Iowa was the place to be this weekend for GOP 2012 contenders. Saturday, the Ames Straw Poll brought in many candidates’ most ardent backers to mingle with campaigns and show their support in a vote. Minnesota Rep. Michele Bachmann won the nonbinding poll, pushing former Minnesota Gov. Tim Pawlenty out of the race and affirming her status in the top tier of candidates. As she was driving Pawlenty from the race, Texas Gov. Rick Perry was entering it. After making the official announcement in South Carolina Saturday, Perry joined his Republican competition in Iowa speaking at a party fundraising event in Bachmann’s hometown of Waterloo on Sunday. Bachmann was also in attendance but the two candidates for the most part ignored each other. [Read Galupo: Pawlenty's Flaw Is Perry's Strength.]
Perry’s entrance into the race and Bachmann’s straw poll win shifts the field for the front-runner, former Massachusetts Gov. Mitt Romney, as Ken Walsh notes, narrowing the competition for GOP nomination to a three-person race. Romney did not actively compete in the Ames Straw Poll and compared to other candidates, he has spent much more of the last few weeks in other important primary states like New Hampshire and Florida. (He did finally travel to Iowa last Wednesday, only to make Thursday's "Corporations are people" gaffe that critics assert prove him to be out of touch). [See a collection of political cartoons on the GOP hopefuls.]

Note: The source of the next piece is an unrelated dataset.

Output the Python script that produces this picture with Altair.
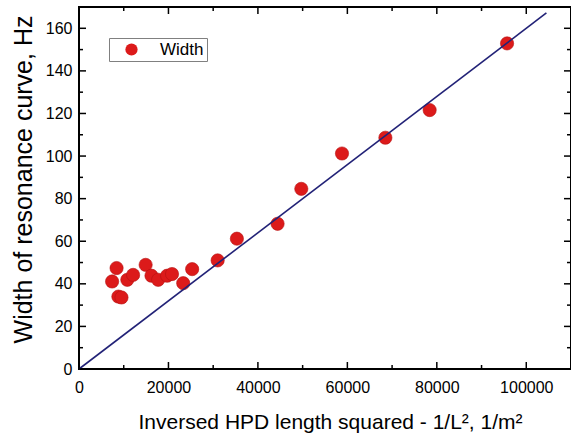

Perry and Bachmann both are being called the "social conservative" candidates. Bachmann is getting more media attention than ever between her Ames Straw Poll win and her controversial Newsweek cover. As Scott Galupo argues on the Thomas Jefferson Street blog, Perry has an executive record as governor in addition to his strong social values: "Unlike any other Republican candidate, Perry can both tout a record of job-creation and pray for rain." Romney, on the other hand, has primarily played up his economic experience, stressing his 25 years as a successful businessman. He has attracted the criticism of social conservatives for his once prochoice stance and his refusal to sign a prolife pledge signed by many of the other candidates. If Bachmann’s and Perry’s campaigns continue to pick up steam, either could challenge Romney—considered the more "mainstream" candidate—for frontrunner status, especially as the Iowa caucus tends to favor conservative social values.